Вернувшись в Москву, он обнаружил, что рукописи его сожжены человеком, которому они были доверены на хранение. Он принялся их восстанавливать, и новый пожар, на сей раз случайный, вернул его к пепелищу. Лосев, после того как дважды был уничтожен исполненный им перевод Дионисия Ареопагита, увидел в этом знак свыше и дальнейшие попытки оставил. Голосовкер, который, по мнению Алексея Федоровича, всегда вел себя неоправданно вызывающе («Что вы, Я. Э., все бунтуете? Эта история с большевиками лет на двести», — запомнил мемуарист), напротив того, посчитал, что одна из натурфилософских стихий всего лишь испытывает его на огнестойкую прочность. Он снова стал выводить сгоревшие буквы, и отныне огонь обходил его стороной, словно страницы оберегало некое демиургическое заклятье, повелевавшее причиной и следствием. На сей раз рука его двигалась в согласии с генеральными ритмами сущего, число и мера объединялись эллинским строем, которому он искал заржавленные, риторически-напряженные и лишь изредка «сладостные» русские соответствия, а необоримая теология текста сама увлекала письмо к гармоническому пределу и завершению, наступившему за несколько лет до того, как он очутился во тьме и беспамятстве, сполна расплатившись за прежнюю ясность.
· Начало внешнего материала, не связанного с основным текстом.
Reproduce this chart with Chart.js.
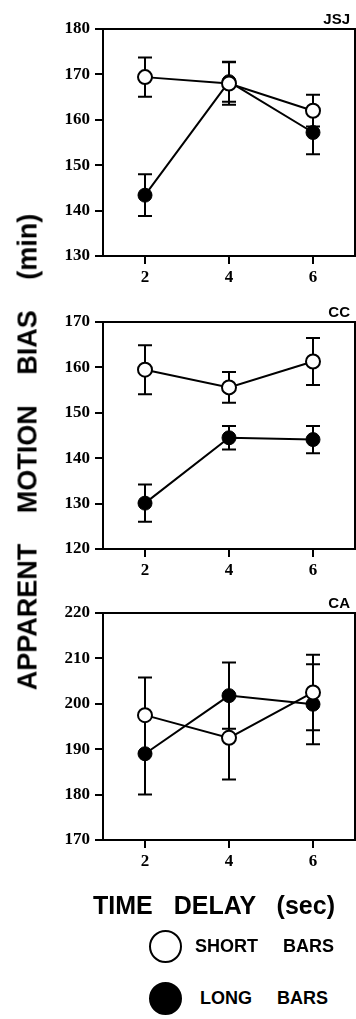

Сегодня наблюдается возрождение Голосовкера: найден и распечатан популярным журналом «Сожженный роман» — стоическая погребальная реплика на гибель эпопеи «Запись неистребимая», название которой кажется издевательским предвосхищением ее участи, переизданы «Сказания о титанах», впервые опубликован и мгновенно раскуплен шестьдесят с лишним лет пролежавший в архиве, но по сей день новаторский перевод ницшевского «Заратустры». Скорее всего, он, смотрящий оттуда, увидел бы в этом не запоздало-мемориальное воздаяние истлевшему неудачнику, но неостановимое действие Имагинативного Абсолюта, ставшего краеугольным принципом его «смыслообразов» и биографии, ибо то, что может быть названо мифом Голосовкера, предполагало двоякую нераздельность намерения — истолковать исторический материал под знаком своей судьбы и, обратно, так глубоко угнездиться в разбираемом тексте, чтобы собственной жизнью реализовать все крайние импликации, которые из этого текста исходят. Понятно, что этот путь беспощаден, но автор, усвоивший эллинское отношение к неизбежному, принимал последствия, хотя не мог судить в точности, каковы они будут.